[Intel-gfx] [PATCH 01/18] drm/i915/execlists: Set queue priority from secondary port

Chris Wilson chris at chris-wilson.co.uk
Wed Apr 11 11:33:39 UTC 2018


Quoting Tvrtko Ursulin (2018-04-11 11:47:00)
> 
> On 11/04/2018 11:36, Chris Wilson wrote:
> > Quoting Tvrtko Ursulin (2018-04-11 11:23:01)
> >>
> >> On 10/04/2018 15:56, Chris Wilson wrote:
> >>> Quoting Tvrtko Ursulin (2018-04-10 15:42:07)
> >>>>
> >>>> On 10/04/2018 15:24, Chris Wilson wrote:
> >>>>> Quoting Tvrtko Ursulin (2018-04-10 15:05:33)
> >>>>>>
> >>>>>> On 09/04/2018 12:13, Chris Wilson wrote:
> >>>>>>> We can refine our current execlists->queue_priority if we inspect
> >>>>>>> ELSP[1] rather than the head of the unsubmitted queue. Currently, we use
> >>>>>>> the unsubmitted queue and say that if a subsequent request is more than
> >>>>>>> important than the current queue, we will rerun the submission tasklet
> >>>>>>
> >>>>>> s/more than important/more important/
> >>>>>>
> >>>>>>> to evaluate the need for preemption. However, we only want to preempt if
> >>>>>>> we need to jump ahead of a currently executing request in ELSP. The
> >>>>>>> second reason for running the submission tasklet is amalgamate requests
> >>>>>>> into the active context on ELSP[0] to avoid a stall when ELSP[0] drains.
> >>>>>>> (Though repeatedly amalgamating requests into the active context and
> >>>>>>> triggering many lite-restore is off question gain, the goal really is to
> >>>>>>> put a context into ELSP[1] to cover the interrupt.) So if instead of
> >>>>>>> looking at the head of the queue, we look at the context in ELSP[1] we
> >>>>>>> can answer both of the questions more accurately -- we don't need to
> >>>>>>> rerun the submission tasklet unless our new request is important enough
> >>>>>>> to feed into, at least, ELSP[1].
> >>>>>>>
> >>>>>>> References: f6322eddaff7 ("drm/i915/preemption: Allow preemption between submission ports")

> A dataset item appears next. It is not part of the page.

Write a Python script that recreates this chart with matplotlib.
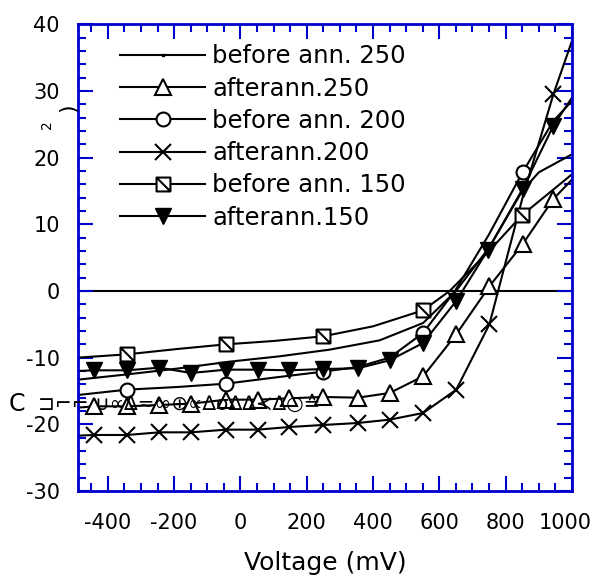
import matplotlib
matplotlib.use("Agg")
import matplotlib.pyplot as plt
import matplotlib.transforms as mtransforms
from matplotlib.lines import Line2D
from matplotlib.path import Path

plt.rcParams['font.family'] = ['DejaVu Sans']
plt.rcParams['axes.unicode_minus'] = False

# before ann. 250 (no visible markers)
x_b250 = [-490, -340, -184, -33, 118, 269, 420, 551, 650, 750, 850, 900, 1000]
y_b250 = [-13.3, -12.5, -11.6, -10.6, -9.8, -8.8, -7.4, -4.8, 0.0, 6.5, 15.0, 17.8, 20.5]

# after ann. 250 (open triangles)
x_a250 = [-490, -441, -342, -245, -149, -43, 52, 148, 249, 354, 450, 551, 651, 751, 851, 944, 1000]
y_a250 = [-17.5, -17.3, -17.3, -17.1, -16.9, -16.3, -16.3, -16.1, -15.9, -16.0, -15.3, -12.8,
          -6.5, 0.7, 7.0, 13.8, 16.7]

# before ann. 200 (circles)
x_b200 = [-490, -342, -190, -43, 100, 249, 354, 450, 551, 647, 750, 851, 944, 1000]
y_b200 = [-15.6, -14.8, -14.4, -13.9, -13.0, -12.1, -11.4, -10.0, -6.3, 0.0, 8.5, 17.8, 25.5, 28.5]

# after ann. 200 (crosses)
x_a200 = [-490, -441, -342, -245, -149, -43, 52, 148, 249, 354, 450, 551, 651, 751, 851, 944, 1000]
y_a200 = [-21.7, -21.6, -21.6, -21.2, -21.2, -20.8, -20.8, -20.4, -20.1, -19.8, -19.3, -18.3,
          -14.8, -5.0, 14.0, 29.5, 37.5]

# before ann. 150 (crossed squares)
x_b150 = [-490, -342, -190, -43, 100, 249, 400, 551, 631, 750, 850, 1000]
y_b150 = [-10.0, -9.5, -8.7, -8.0, -7.5, -6.8, -5.3, -2.9, 0.0, 6.0, 11.4, 17.5]

# after ann. 150 (filled down triangles)
x_a150 = [-490, -441, -342, -245, -149, -43, 52, 148, 249, 354, 450, 551, 651, 747, 851, 944, 1000]
y_a150 = [-12.0, -11.9, -11.9, -11.5, -12.3, -11.8, -11.8, -11.9, -11.7, -11.6, -10.4, -7.8,
          -1.5, 6.2, 15.3, 24.8, 29.0]

labels = ['before ann. 250', 'afterann.250', 'before ann. 200',
          'afterann.200', 'before ann. 150', 'afterann.150']

x_ticks = [-400, -200, 0, 200, 400, 600, 800, 1000]
x_minor = list(range(-450, 1001, 50))
y_ticks = [-30, -20, -10, 0, 10, 20, 30, 40]
y_minor = list(range(-30, 41, 2))

# square with a diagonal stroke
sq_diag = Path([(-1, -1), (1, -1), (1, 1), (-1, 1), (-1, -1), (-1, 1), (1, -1)],
               [Path.MOVETO, Path.LINETO, Path.LINETO, Path.LINETO, Path.CLOSEPOLY,
                Path.MOVETO, Path.LINETO])

styles = [
    dict(marker='s', ms=2, mfc='black'),
    dict(marker='^', ms=11, mfc='white', mew=1.5),
    dict(marker='o', ms=10, mfc='white', mew=1.5),
    dict(marker='x', ms=11, mew=1.5),
    dict(marker=sq_diag, ms=10, mfc='white', mew=1.5),
    dict(marker='v', ms=11, mfc='black'),
]

fig = plt.figure(figsize=(5.93, 5.79), dpi=100)
ax = fig.add_axes([0.1315, 0.152, 0.833, 0.806])

ax.axhline(0, color='black', lw=1.5, zorder=1)

lw = 1.5
ax.plot(x_b250, y_b250, color='black', lw=lw, **styles[0], markevery=[])
ax.plot(x_a250, y_a250, color='black', lw=lw, **styles[1], markevery=list(range(1, 16)))
ax.plot(x_b200, y_b200, color='black', lw=lw, **styles[2], markevery=[1, 3, 5, 8, 11])
ax.plot(x_a200, y_a200, color='black', lw=lw, **styles[3],
        markevery=list(range(1, 14)) + [15])
ax.plot(x_b150, y_b150, color='black', lw=lw, **styles[4], markevery=[1, 3, 5, 7, 10])
ax.plot(x_a150, y_a150, color='black', lw=lw, **styles[5], markevery=list(range(1, 16)))

ax.set_xlim(-490, 1000)
ax.set_ylim(-30, 40)
ax.set_xticks(x_ticks, [str(v) for v in x_ticks], fontsize=15)
ax.set_xticks(x_minor, minor=True)
ax.set_yticks(y_ticks, [str(v) for v in y_ticks], fontsize=15)
ax.set_yticks(y_minor, minor=True)

blue = '#0000cc'
for s in ax.spines.values():
    s.set_color(blue)
    s.set_linewidth(2)
ax.tick_params(which='both', direction='in', top=True, right=True, color=blue,
               labelcolor='black', width=1.5)
ax.tick_params(which='major', length=11)
ax.tick_params(which='minor', length=6)
ax.tick_params(axis='x', which='major', pad=16)
ax.tick_params(axis='y', which='major', pad=13)

# the last x label sits a bit to the left in the original
for t in ax.get_xticklabels():
    if t.get_text() == '1000':
        t.set_transform(t.get_transform() +
                        mtransforms.ScaledTranslation(-7 / 100, 0, fig.dpi_scale_trans))

ax.set_xlabel('Voltage (mV)', fontsize=18, labelpad=13)

# broken y label pieces as they appear in the figure
fig.text(17 / 593, 1 - 404 / 579, 'C', fontsize=17, ha='center', va='center')
fig.text(38 / 593, 1 - 404 / 579, '⊐⌐⌐ ∪∝∆≂∞⊕∝∆σ∆∆≺∆○≙', fontsize=14.5,
         ha='left', va='center')
fig.text(47 / 593, 1 - 125 / 579, '2', fontsize=10, rotation=90, ha='center', va='center')
fig.text(68 / 593, 1 - 108 / 579, ')', fontsize=16, rotation=90, ha='center', va='center')

handles = [Line2D([], [], color='black', lw=lw, **st) for st in styles]
ax.legend(handles, labels, loc='upper left', bbox_to_anchor=(0.085, 0.957), frameon=False,
          fontsize=17.5, handlelength=3.5, handletextpad=0.3, labelspacing=0.34,
          numpoints=1, borderpad=0, borderaxespad=0)

fig.savefig('out.png', dpi=100)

> >>>>>>> Signed-off-by: Chris Wilson <chris at chris-wilson.co.uk>
> >>>>>>> Cc: MichaƂ Winiarski <michal.winiarski at intel.com>
> >>>>>>> Cc: Michel Thierry <michel.thierry at intel.com>
> >>>>>>> Cc: Mika Kuoppala <mika.kuoppala at linux.intel.com>
> >>>>>>> Cc: Tvrtko Ursulin <tvrtko.ursulin at intel.com>
> >>>>>>> ---
> >>>>>>>      drivers/gpu/drm/i915/intel_lrc.c | 3 ++-
> >>>>>>>      1 file changed, 2 insertions(+), 1 deletion(-)
> >>>>>>>
> >>>>>>> diff --git a/drivers/gpu/drm/i915/intel_lrc.c b/drivers/gpu/drm/i915/intel_lrc.c
> >>>>>>> index 3592288e4696..b47d53d284ca 100644
> >>>>>>> --- a/drivers/gpu/drm/i915/intel_lrc.c
> >>>>>>> +++ b/drivers/gpu/drm/i915/intel_lrc.c
> >>>>>>> @@ -713,7 +713,8 @@ static void execlists_dequeue(struct intel_engine_cs *engine)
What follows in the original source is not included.